The Supreme Court further observed that, "the Court would not rewrite a contract between the parties but the Court would relieve against a forfeiture clause, and where the contract of the parties has merged in the order of the Court, the Court's freedom to act to further the ends of justice would surely not stand curtailed."

9. In the present case at hand, principle laid down by the Supreme Court in case of Smt. Periyakkal and Ors. v. Smt. Dakshyani (supra), is squarely applicable. The facts are almost identical. Parties arrived al compromise as per the consent terms submitted by them to the Tribunal and invited the Tribunal to pass decree in terms of the consent terms. The Tribunal accordingly passed the decree in terms of the consent terms. As per the consent terms, the first instalment was paid on 17.4.2001. Thereafter, there was default committed by the defendants. However, an application came to be made to the Tribunal praying for extension of time, which granted by the learned Presiding Officer after hearing both the sides.

10. Keeping in mind, principle laid down by the Supreme Court in Smt. Periyakkal's case (supra), no fault can be found with the impugned order. Though the learned Presiding Officer had not discussed any case law on the point, the impugned order is correctly passed and the power to extend the time was exercised by the Tribunal.

The Apex Court in the case of Mahanth Ram Das v. Ganga Das, AIR 1961 S.C. 882 has ruled that Section 148 of the Code of Civil Procedure empowers the Court to deal with events that might arise subsequent to an order for the purpose of enlarging the time for payment even though it had been peremptorily fixed. It is further observed that such procedural orders, though peremptory, are in essence, in terrorem, so that dilatory litigants might put themselves in order and avoid delay and that they do not, however, completely estop a Court from taking note of events and circumstances, which happen within the time fixed.

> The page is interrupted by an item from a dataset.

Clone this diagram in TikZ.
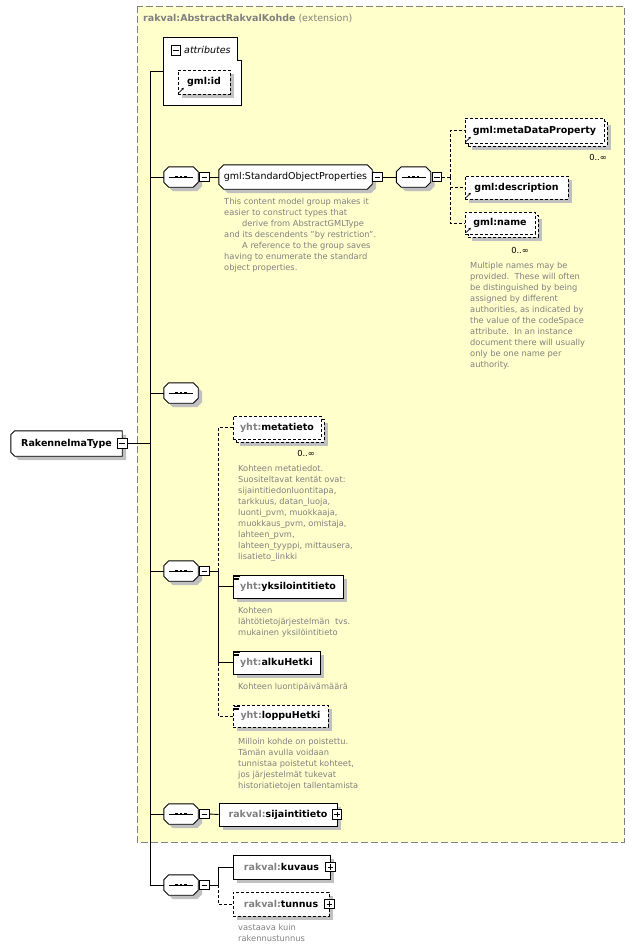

11. In the present case at hand, reason given by the defendants for making application is that the terms and conditions, subsequent to their putting signatures upon them, were not founded to be as per the compromise proposal. Apparently this contention of the defendants appears to be unbelievable as the defendants are businessmen, well versed in the Banking transactions and are not so gullible. Some grievance about recalculation of certain amount also was made, but even that was improper. The case was settled before the Lok Adalat in terms of communication dated 24.1.2001 sent by the Bank. It was a without prejudice proposal. It was this proposal, which culminated in the consent terms. Be it as it may, it cannot be said that Tribunal had no power or authority to extent the time as prayed by the defendants.

In view of the above discussion, in my view, the impugned order was correctly passed. The appeal, therefore will have to be dismissed. Hence, following order is passed.

ORDER Misc. Appeal No. 224/02 is dismissed.